The Grand Alliance’s projected 81-103 seats would fall significantly short of majority, requiring post-poll alliances to form government. The possibility of Prashant Kishor’s Jan Suraaj Party holding 4-6 seats could theoretically make it a kingmaker in a hung assembly scenario, though the JVC projections suggest a clear NDA victory that would render such calculations moot.

For Congress, the projected 11-14 seats represent an existential crisis in a state where the party was once dominant. The stark contrast between Congress’s decline and JDU’s resurgence illustrates how regional parties with strong local leadership have displaced national parties in Bihar’s political landscape.

Election Timeline and Next Steps

The Election Commission of India is expected to announce the complete election schedule for Bihar in early October 2025, with polling anticipated in October or November 2025. The notification will trigger the formal campaign period, model code of conduct implementation, and final candidate nominations.

Prime Minister Narendra Modi has already held mega rallies in Motihari and Siwan, announcing infrastructure projects worth thousands of crores. BJP’s extensive campaign machinery combined with JDU’s organizational network and LJP(R)’s Paswan community base provides the NDA with formidable ground-level reach.
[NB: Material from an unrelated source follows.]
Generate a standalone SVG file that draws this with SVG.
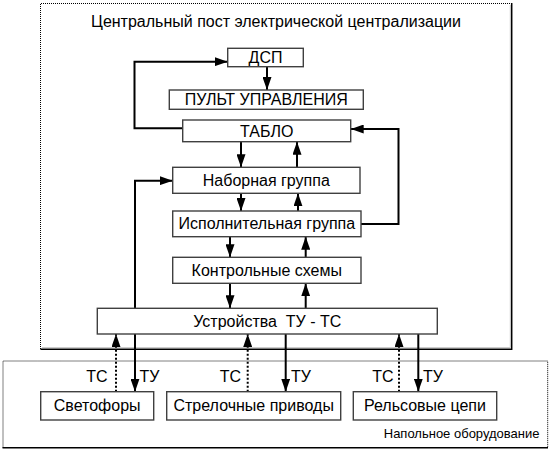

The Grand Alliance faces the challenge of converting anti-incumbency sentiment into votes despite the JVC poll suggesting current momentum favors the NDA. Whether Tejashwi Yadav’s youth-focused digital campaign and backwards caste mobilization can overcome the survey’s pessimistic projections remains to be seen.

As Bihar heads toward elections in the coming weeks, the JVC opinion poll has set expectations and battle lines. Whether these projections hold or whether ground realities shift dramatically before polling day will determine whether Nitish Kumar secures yet another term as Chief Minister or whether Bihar opts for generational political change under Tejashwi Yadav’s leadership.